The most critical part is choosing the margin mode. There are two approaches: cross margin and isolated margin, and the difference is significant.
Let me start with the cross margin mode. With cross margin, all available funds in your contract account can be used as margin. If your position starts to lose close to the maintenance margin level, the system will automatically top up your margin from your available funds to bring it back to the initial margin. It sounds protective, but the risk is here—if your losses exceed your total account balance, you will be liquidated. In other words, in cross margin mode, the profits and losses of all positions are combined.
Isolated margin is completely different. Each position’s margin is independent, and the system will not automatically add funds—you have to do it manually. This means that if a single position gets liquidated, you only lose that position’s margin, not your other funds. The trade-off is that you need to manage risk more carefully, always paying attention to the distance between the liquidation price and the mark price.
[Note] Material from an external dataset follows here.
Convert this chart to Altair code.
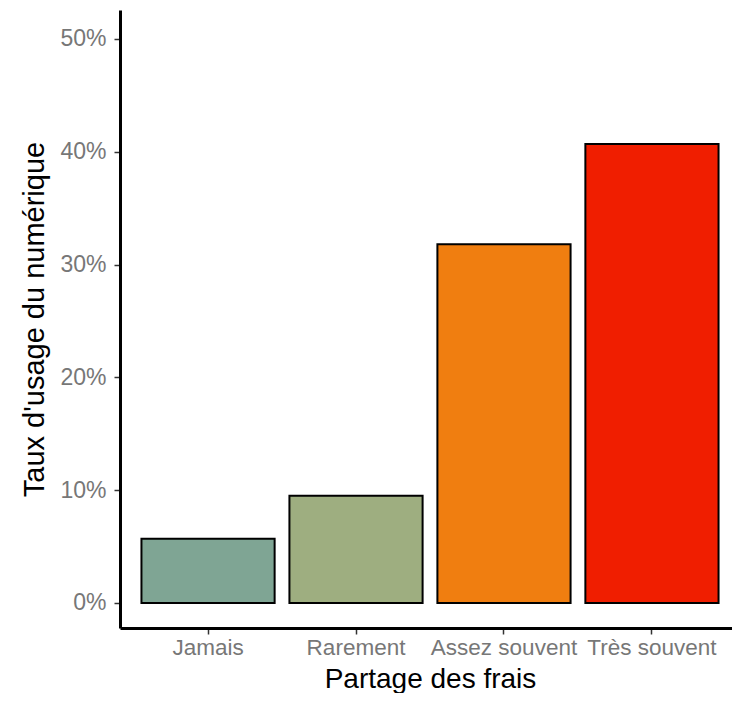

Here’s an example to make it clear. Suppose you and a friend both have $2,000, each using $1,000 to open a 10x leveraged long position on BTC. You choose isolated margin, and your friend chooses cross margin. When BTC drops to the liquidation price, you get liquidated directly, losing $1,000, leaving your account with $1,000. But your friend, using cross margin, the system automatically replenishes the margin after losing $1,000, so the position remains open. If BTC rebounds, he can turn losses into gains; but if it continues to fall, he might lose all $2,000.
So, the advantage of cross margin is its strong loss resistance—it’s less likely to be liquidated in volatile markets, and operations are relatively simpler. But in extreme market conditions or black swan events, cross margin could lead to the account going to zero. Isolated margin requires active management—you need to decide when to add margin yourself. It demands more from traders but limits risk to individual positions.
As for how to calculate position margin, here’s the formula: Position Margin = Position Value ÷ Leverage + Additional Margin - Reduced Margin + Unrealized Profit and Loss.
Finally, let’s talk about liquidation risk. The higher this indicator, the greater the risk. For isolated margin, it’s calculated as: Maintenance Margin ÷ Position Margin × 100%. For cross margin, it’s: Maintenance Margin ÷ (Available Funds + Position Margin) × 100%. When the risk reaches 70%, you usually get a warning; exceeding 100% triggers liquidation.
Choosing between cross and isolated margin is essentially a trade-off between convenience and risk control. Beginners might prefer isolated margin because it has a clear risk cap; experienced traders might prefer cross margin for greater flexibility. But regardless of the choice, the most important thing is to understand what risks you are taking on.